The common thread is systems thinking. Chemistry matters, but the pack, software, and charging context make or break real‑world performance. The best products in the next few years won’t chase a single spec. They’ll pair a sensible chemistry with excellent engineering and let the whole system carry the weight.

Summary:

  • Sodium‑ion is arriving in low‑cost EVs, micro‑mobility, and stationary storage; energy density is modest, cost and cold performance are strong.
  • LFP/LMFP remains a practical choice for long life and safety across EVs and storage, with improving energy density.
  • Silicon‑rich anodes add capacity and fast‑charge support when managed carefully; expect incremental, not dramatic, gains.
  • Solid‑state is progressing, with limited early deployments; benefits are real but scaling and interfaces remain hard.
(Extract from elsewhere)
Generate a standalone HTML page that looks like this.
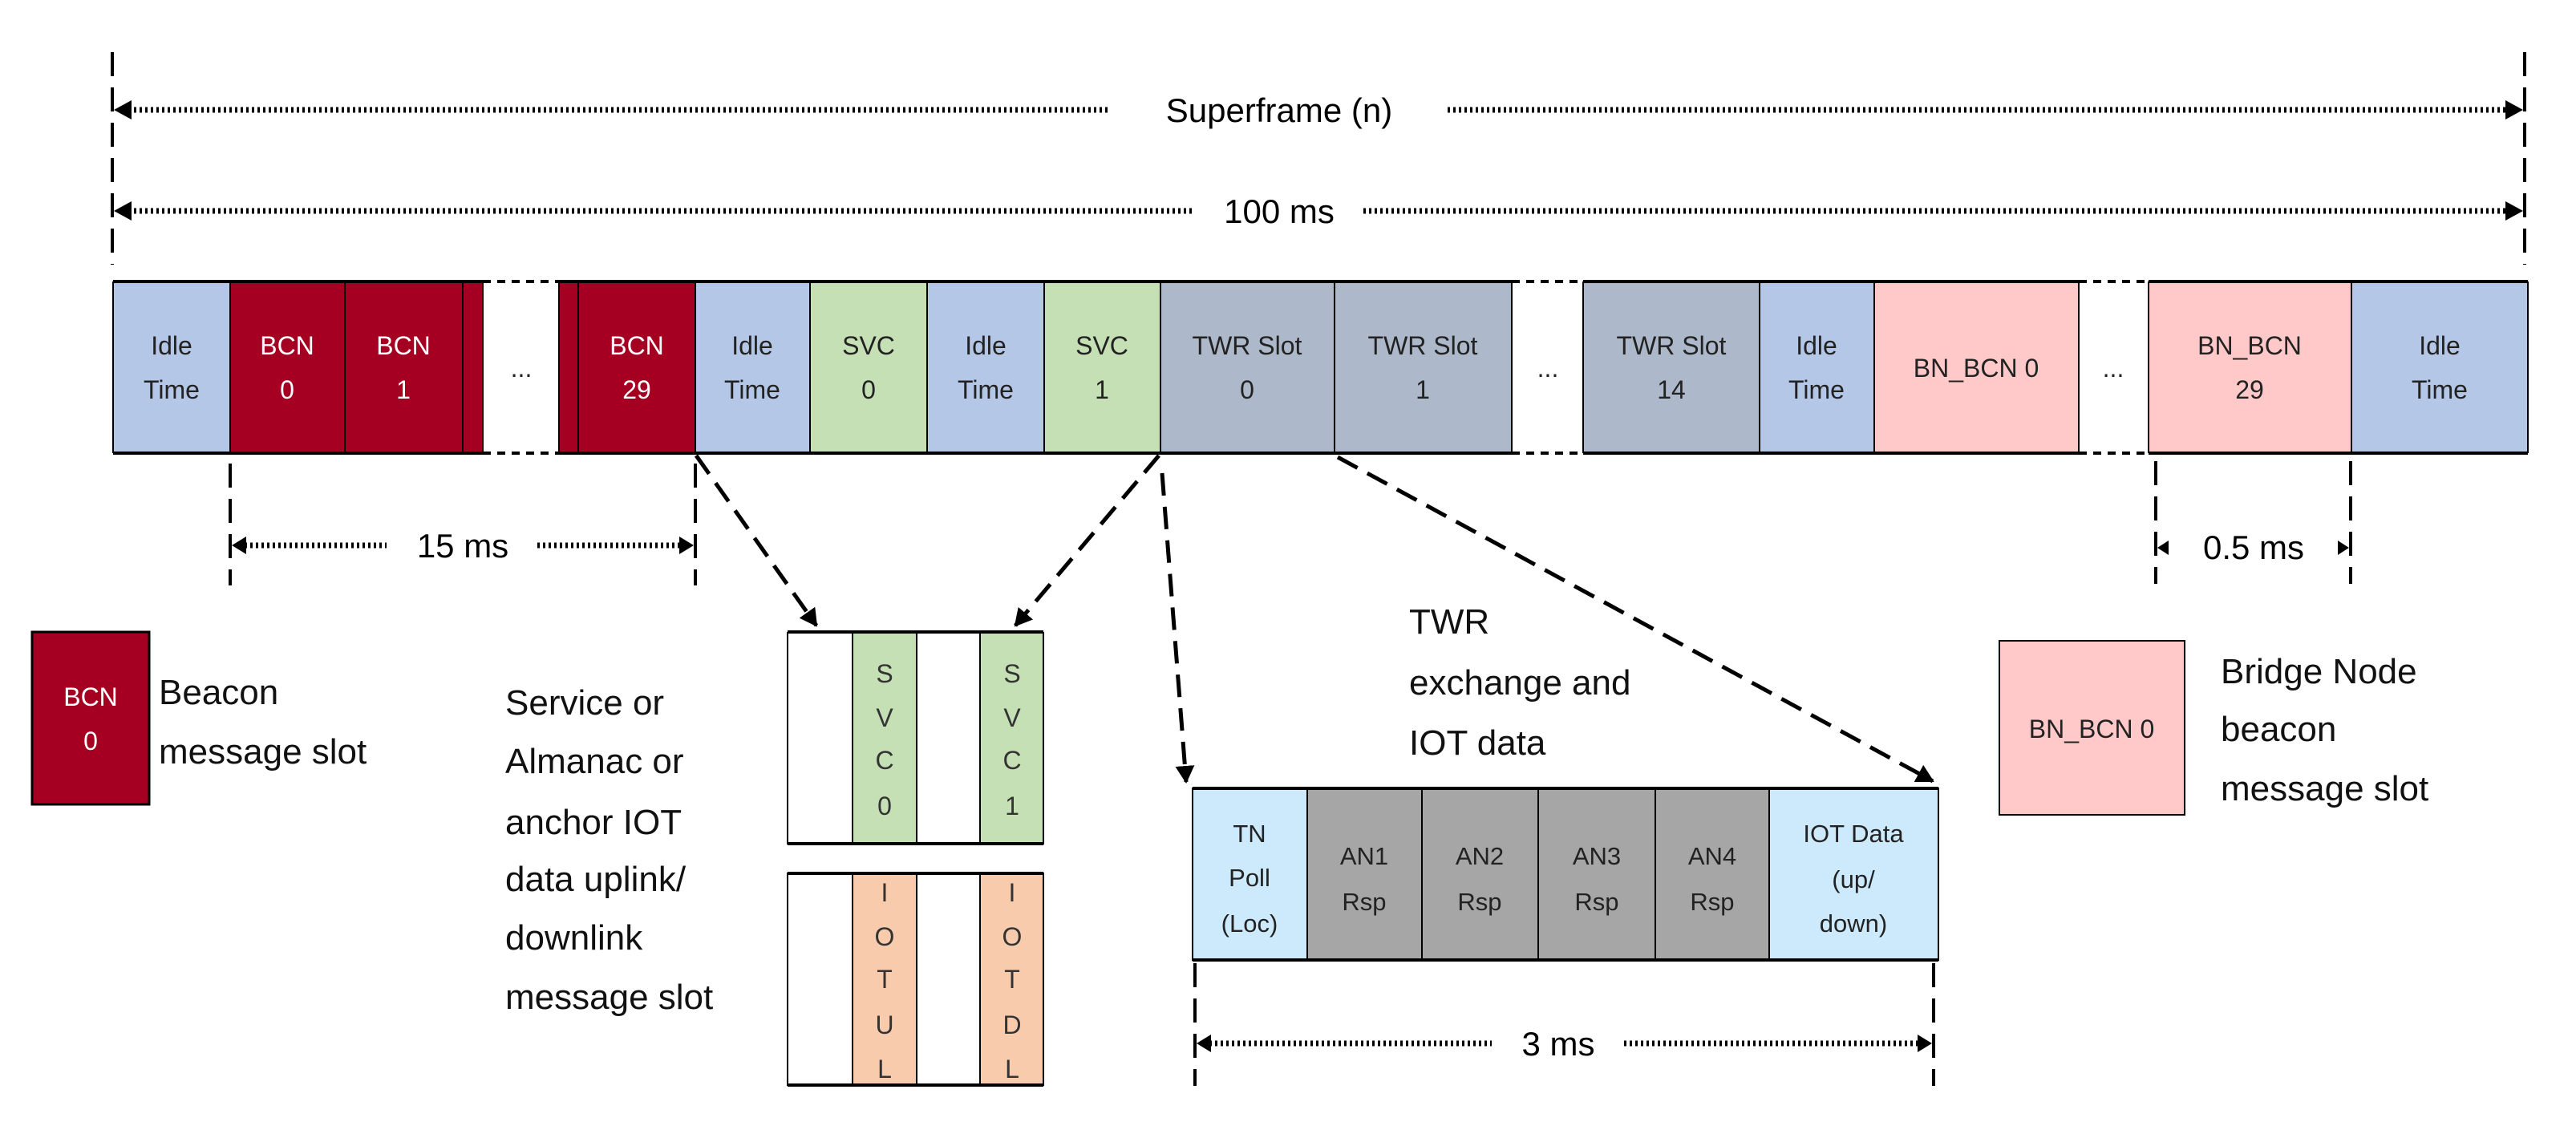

  • Pack design advances—cell‑to‑pack, better cooling, smarter BMS—are delivering safer, denser, more durable systems.
  • Charging is shifting to negotiation: ISO 15118 and OCPP 2.0.1 enable faster, kinder charging and grid coordination.
  • Second life is becoming systematic; better grading and logs improve economics, while modern recycling recovers more value.
  • Match chemistry to the job: consider density, cycle life, temperature, safety, supply chain, serviceability, and end‑of‑life.
  • Good habits still help: avoid hot 100% dwells, fast charge within reason, and store packs around mid‑SoC when idle.